Em um bairro que não é prestigiado pela prefeitura do Rio de Janeiro e a República fez questão de esquecer, por conveniência, o problema se torna maior na medida em que a maior parte das casas da área não é tombada. André Chevitarese acredita que é o cenário perfeito para que a especulação imobiliária se estabeleça de forma desenfreada.
Projetos que incluem remoções e gentrificação, no Rio de Janeiro, como lembra o professor, também não são cenários novos. As reformas urbanas capitaneadas por Pereira Passos no início do século XX, por exemplo, refletem essa mentalidade. Não só São Cristóvão é alvo de mudanças que trazem esse tipo de consequência, mas as perspectivas de Eduardo Paes para a construção de conjuntos habitacionais na Leopoldina também pode fazer com que construtoras tragam prejuízo ao patrimônio do final do século XIX e início do XX que está na Praça da Bandeira e redondezas.
André Chevitarese menciona o bairro de Santo Cristo como outro pedaço esquecido do Rio de Janeiro que tem sofrido com mudanças deste tipo. A reação da prefeitura para o esvaziamento das regiões central e portuária da capital fluminense acaba sendo, sem outras alternativas, a gentrificação.

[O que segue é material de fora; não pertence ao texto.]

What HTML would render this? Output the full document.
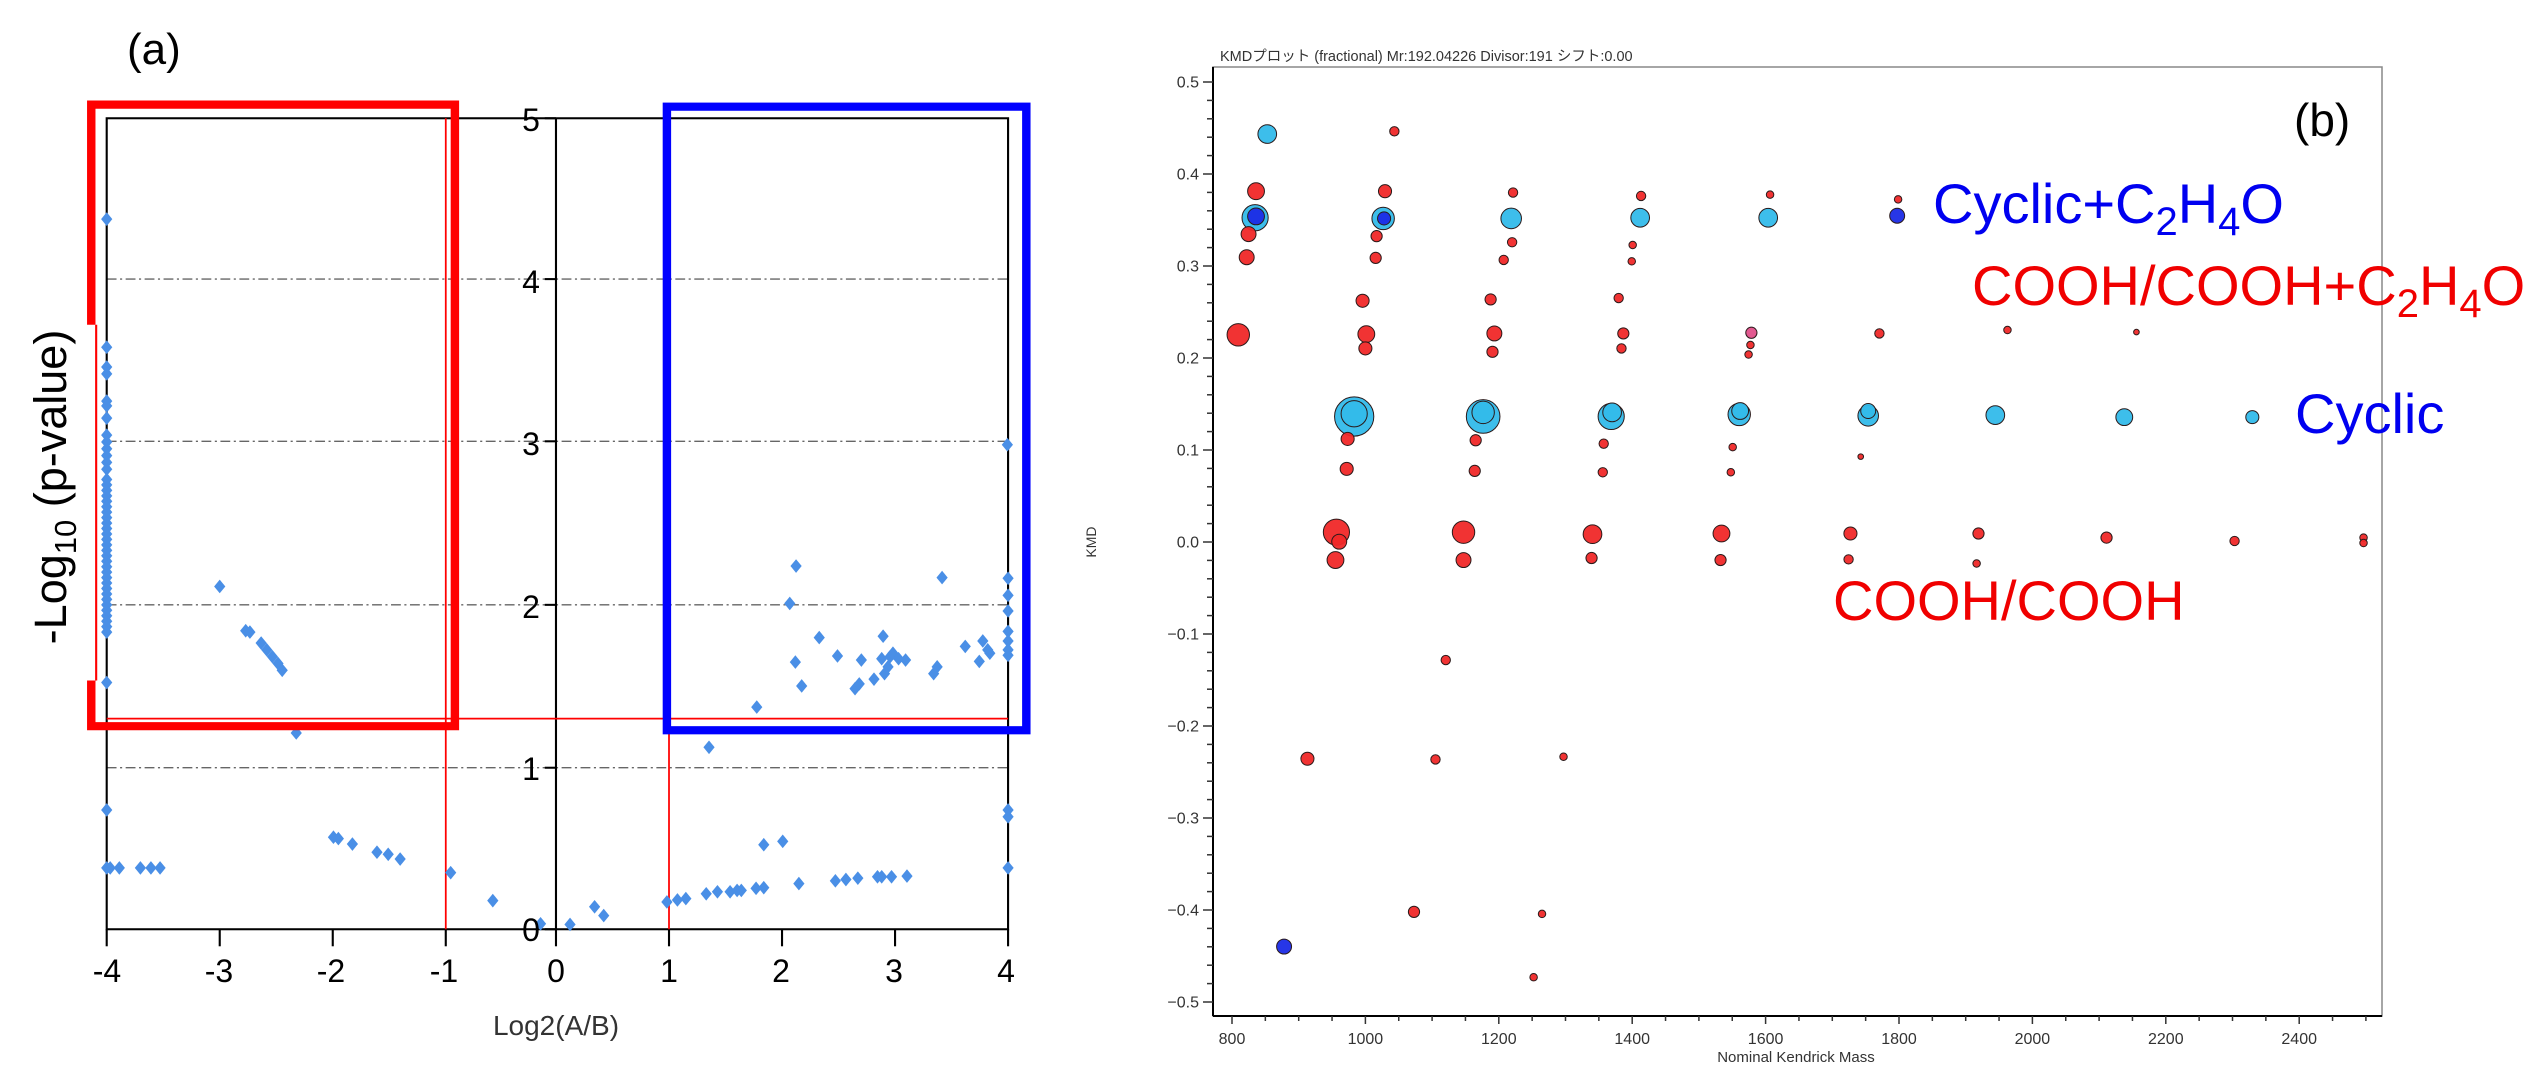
<!DOCTYPE html>
<html><head><meta charset="utf-8"><style>
html,body{margin:0;padding:0;background:#fff;}
svg{display:block;}
text{font-family:"Liberation Sans","Noto Sans CJK JP",sans-serif;}
</style></head><body>
<svg width="2543" height="1067" viewBox="0 0 2543 1067" xmlns="http://www.w3.org/2000/svg">
<rect width="2543" height="1067" fill="#fff"/>
<!-- LEFT PANEL in zoom1 coords -->
<g transform="translate(0,-1) scale(0.702,0.6815)">
  <g stroke="#666" stroke-width="2" stroke-dasharray="14,5,3,5">
    <line x1="152" y1="411" x2="1436" y2="411"/>
    <line x1="152" y1="649" x2="1436" y2="649"/>
    <line x1="152" y1="889" x2="1436" y2="889"/>
    <line x1="152" y1="1128" x2="1436" y2="1128"/>
  </g>
  <rect x="152" y="175" width="1284" height="1190" fill="none" stroke="#000" stroke-width="3"/>
  <line x1="792" y1="175" x2="792" y2="1365" stroke="#000" stroke-width="3"/>
  <g stroke="#000" stroke-width="3">
    <line x1="776" y1="175" x2="792" y2="175"/><line x1="776" y1="411" x2="792" y2="411"/>
    <line x1="776" y1="649" x2="792" y2="649"/><line x1="776" y1="889" x2="792" y2="889"/>
    <line x1="776" y1="1128" x2="792" y2="1128"/><line x1="776" y1="1365" x2="792" y2="1365"/>
    <line x1="152" y1="1365" x2="152" y2="1390"/><line x1="313" y1="1365" x2="313" y2="1390"/>
    <line x1="474" y1="1365" x2="474" y2="1390"/><line x1="635" y1="1365" x2="635" y2="1390"/>
    <line x1="792" y1="1365" x2="792" y2="1390"/><line x1="953" y1="1365" x2="953" y2="1390"/>
    <line x1="1114" y1="1365" x2="1114" y2="1390"/><line x1="1275" y1="1365" x2="1275" y2="1390"/>
    <line x1="1436" y1="1365" x2="1436" y2="1390"/>
  </g>
  <line x1="152" y1="1056" x2="1436" y2="1056" stroke="#f00" stroke-width="2.5"/>
  <line x1="635" y1="175" x2="635" y2="1365" stroke="#f00" stroke-width="2.5"/>
  <line x1="953" y1="175" x2="953" y2="1365" stroke="#f00" stroke-width="2.5"/>
  <g fill="#4a8fe6" id="dl">
  </g>
  <g stroke="#f00" fill="none">
    <polyline points="130,478 130,155 648,155 648,1067 130,1067 130,1000" stroke-width="12"/>
    <line x1="137" y1="478" x2="137" y2="1000" stroke-width="3"/>
  </g>
  <rect x="950" y="158" width="512" height="915" fill="none" stroke="#00f" stroke-width="12"/>
</g>
<g font-size="32" fill="#000" text-anchor="middle">
  <text x="531" y="131">5</text><text x="531" y="293">4</text><text x="531" y="455">3</text>
  <text x="531" y="618">2</text><text x="531" y="780">1</text><text x="531" y="941">0</text>
  <text x="107" y="982">-4</text><text x="219" y="982">-3</text><text x="331" y="982">-2</text>
  <text x="444" y="982">-1</text><text x="556" y="982">0</text><text x="669" y="982">1</text>
  <text x="781" y="982">2</text><text x="894" y="982">3</text><text x="1006" y="982">4</text>
</g>
<text x="556" y="1035" font-size="28" fill="#333" text-anchor="middle">Log2(A/B)</text>
<text x="127" y="64" font-size="44" fill="#000">(a)</text>
<text transform="translate(66,487) rotate(-90)" font-size="45" fill="#000" text-anchor="middle">-Log<tspan font-size="31" dy="10">10</tspan><tspan dy="-10"> (p-value)</tspan></text>
<!-- RIGHT PANEL -->
<rect x="1213" y="67" width="1169" height="949" fill="none" stroke="#888" stroke-width="1.5"/>
<line x1="1213" y1="1016" x2="2382" y2="1016" stroke="#000" stroke-width="2"/>
<line x1="1213" y1="67" x2="1213" y2="1016" stroke="#000" stroke-width="2"/>
<g id="ticks" stroke="#333" stroke-width="1.5"></g>
<text x="1220" y="61" font-size="14.5" fill="#333">KMDプロット (fractional) Mr:192.04226 Divisor:191 シフト:0.00</text>
<g font-size="16" fill="#333" text-anchor="end" id="ylab"></g>
<g font-size="16" fill="#333" text-anchor="middle" id="xlab"></g>
<text x="1796" y="1062" font-size="15" fill="#333" text-anchor="middle">Nominal Kendrick Mass</text>
<text transform="translate(1096,542) rotate(-90)" font-size="14" fill="#333" text-anchor="middle">KMD</text>
<g transform="translate(1079.4,0) scale(0.9346,0.6805)" id="pts"></g>
<text x="2294" y="136" font-size="46" fill="#000">(b)</text>
<g font-size="56">
<text x="1933" y="223" fill="#0000f0">Cyclic+C<tspan font-size="40" dy="12">2</tspan><tspan dy="-12">H</tspan><tspan font-size="40" dy="12">4</tspan><tspan dy="-12">O</tspan></text>
<text x="1972" y="305" fill="#f00000">COOH/COOH+C<tspan font-size="40" dy="12">2</tspan><tspan dy="-12">H</tspan><tspan font-size="40" dy="12">4</tspan><tspan dy="-12">O</tspan></text>
<text x="2295" y="433" fill="#0000f0">Cyclic</text>
<text x="1833" y="620" fill="#f00000">COOH/COOH</text>
</g>
<script>
var NS="http://www.w3.org/2000/svg";
function el(p,n,a){var e=document.createElementNS(NS,n);for(var k in a)e.setAttribute(k,a[k]);p.appendChild(e);return e;}
var dl=document.getElementById('dl');
var L=[[152,323],[152,511],[152,540],[152,550],[152,590],[152,597],[152,615],[152,640],[152,650],[152,660],[152,670],[152,680],[152,690],[152,1003],[152,1190],[152,1275],[157,1275],[170,1275],[200,1275],[215,1275],[228,1275],
[313,862],[350,927],[356,929],[372,945],[380,955],[388,965],[396,975],[402,985],[422,1077],[475,1230],[482,1232],[502,1240],[537,1252],[553,1255],[570,1262],[642,1282],[702,1323],[770,1357],[812,1358],[847,1332],[860,1345],
[950,1325],[965,1322],[977,1320],[1006,1313],[1022,1310],[1040,1310],[1050,1308],[1056,1308],[1077,1305],[1088,1304],[1138,1298],[1190,1294],[1205,1292],[1222,1290],[1250,1288],[1256,1288],[1270,1288],[1292,1287],[1088,1241],[1115,1236],[1010,1098],[1078,1039],[1125,887],[1134,832],[1133,973],[1142,1008],[1167,937],[1193,964],[1218,1012],[1224,1005],[1227,970],[1245,998],[1258,935],[1256,968],[1260,990],[1265,980],[1268,965],[1272,960],[1280,968],[1290,970],[1330,990],[1335,980],[1342,849],[1375,950],[1395,972],[1400,942],[1407,955],[1410,960],[1435,654],[1436,850],[1436,875],[1436,898],[1436,928],[1436,942],[1436,955],[1436,963],[1436,1190],[1436,1200],[1436,1275]];
for(var y=705;y<=935;y+=8)L.push([152,y]);
L.forEach(function(p){var x=p[0],y=p[1],s=8,t=10;el(dl,'polygon',{points:(x)+','+(y-t)+' '+(x+s)+','+y+' '+x+','+(y+t)+' '+(x-s)+','+y});});
var tk=document.getElementById('ticks'),yl=document.getElementById('ylab'),xl=document.getElementById('xlab');
function Y(k){return 542-k*920;}function X(m){return 1232+(m-800)*0.667;}
for(var i=-25;i<=25;i++){var k=i*0.02,yy=Y(k),maj=(i%5==0);el(tk,'line',{x1:maj?1203:1207,y1:yy,x2:1213,y2:yy});
 if(maj){var t=el(yl,'text',{x:1199,y:yy+5.5});var v=(k).toFixed(1);if(v=="-0.0")v="0.0";t.textContent=v.replace('-','\u2212');}}
for(var m=800;m<=2500;m+=50){var xx=X(m),maj=(m%200==0);el(tk,'line',{x1:xx,y1:1016,x2:xx,y2:maj?1024:1021});
 if(maj){var t=el(xl,'text',{x:xx,y:1044});t.textContent=m;}}
var R='#f02828',C='#33bbea',B='#1b2be6',P='#e0508a';
var pts=[[201,197,10,C],[189,281,9,R],[188,320,14,C],[189,318,9,B],[181,344,8,R],[179,378,8,R],[170,492,12,R],[219,1391,8,B],[244,1115,7,R],
[337,193,5,R],[327,281,7,R],[325,321,12,C],[326,321,7,B],[318,347,6,R],[317,379,6,R],[303,442,7,R],[307,491,9,R],[306,512,7,R],[294,612,21,C],[294,608,14,C],[287,645,7,R],[286,689,7,R],[275,782,14,R],[278,796,8,R],[274,823,9,R],[392,970,5,R],[381,1116,5,R],[358,1340,6,R],
[464,283,5,R],[463,356,5,R],[454,382,5,R],[462,321,11,C],[440,440,6,R],[444,490,8,R],[442,517,6,R],[432,612,18,C],[432,606,12,C],[424,647,6,R],[423,692,6,R],[411,782,12,R],[411,823,8,R],[518,1112,4,R],[495,1343,4,R],[486,1436,4,R],
[601,288,5,R],[592,360,4,R],[591,384,4,R],[600,320,10,C],[577,438,5,R],[582,490,6,R],[580,512,5,R],[569,612,14,C],[570,606,10,C],[561,652,5,R],[560,694,5,R],[549,785,10,R],[548,820,6,R],
[739,286,4,R],[737,320,10,C],[719,489,6,P],[718,507,4,R],[716,521,4,R],[706,609,12,C],[707,604,9,C],[699,657,4,R],[697,694,4,R],[687,784,9,R],[686,823,6,R],
[876,293,4,R],[875,317,8,B],[856,490,5,R],[844,611,11,C],[844,604,8,C],[836,671,3,R],[825,784,7,R],[823,822,5,R],
[993,485,4,R],[980,610,10,C],[962,784,6,R],[960,828,4,R],[1131,488,3,R],[1118,613,9,C],[1099,790,6,R],[1255,613,7,C],[1236,795,5,R],[1374,790,4,R],[1374,798,4,R]];
var g=document.getElementById('pts');
pts.forEach(function(p){el(g,'ellipse',{cx:p[0],cy:p[1],rx:p[2],ry:p[2]*1.373,fill:p[3],stroke:'#2a1a1a','stroke-width':1,'vector-effect':'non-scaling-stroke','fill-opacity':0.95});});
</script>
</svg>
</body></html>
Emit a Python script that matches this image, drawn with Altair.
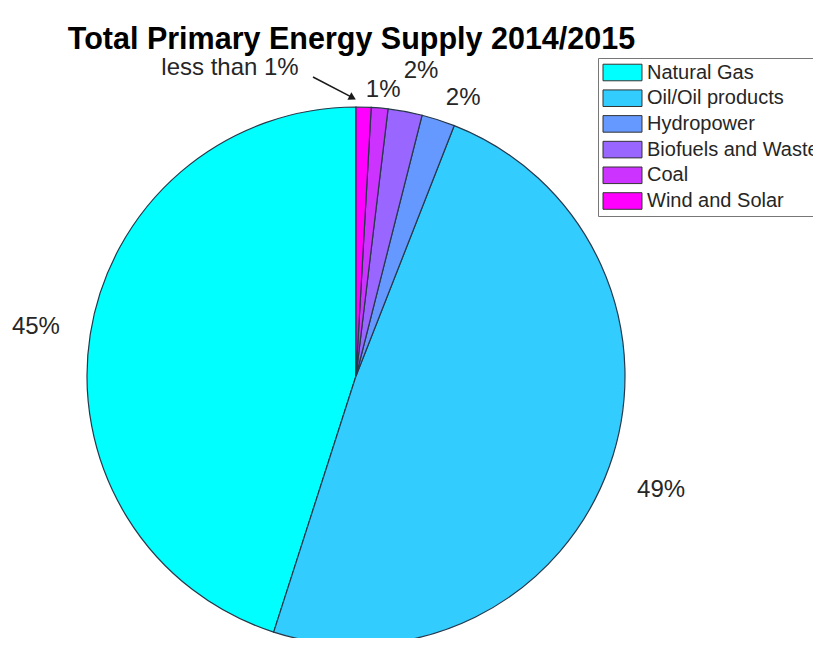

“Com exceção de bens tombados e de áreas de preservação, qual é o tipo de memória que queremos preservar? Aquelas das pequenas casas, dos pequenos bares e botequins, de uma memória operária e popular ficam arrasadas nesses processos de gentrificação.”, questiona Chevitarese. O conceito de memória e daquilo que deve ser preservado, no Brasil, dá margem para que, em São Cristóvão ou qualquer outro lugar, a memória das classes populares fique de fora de projetos de preservação.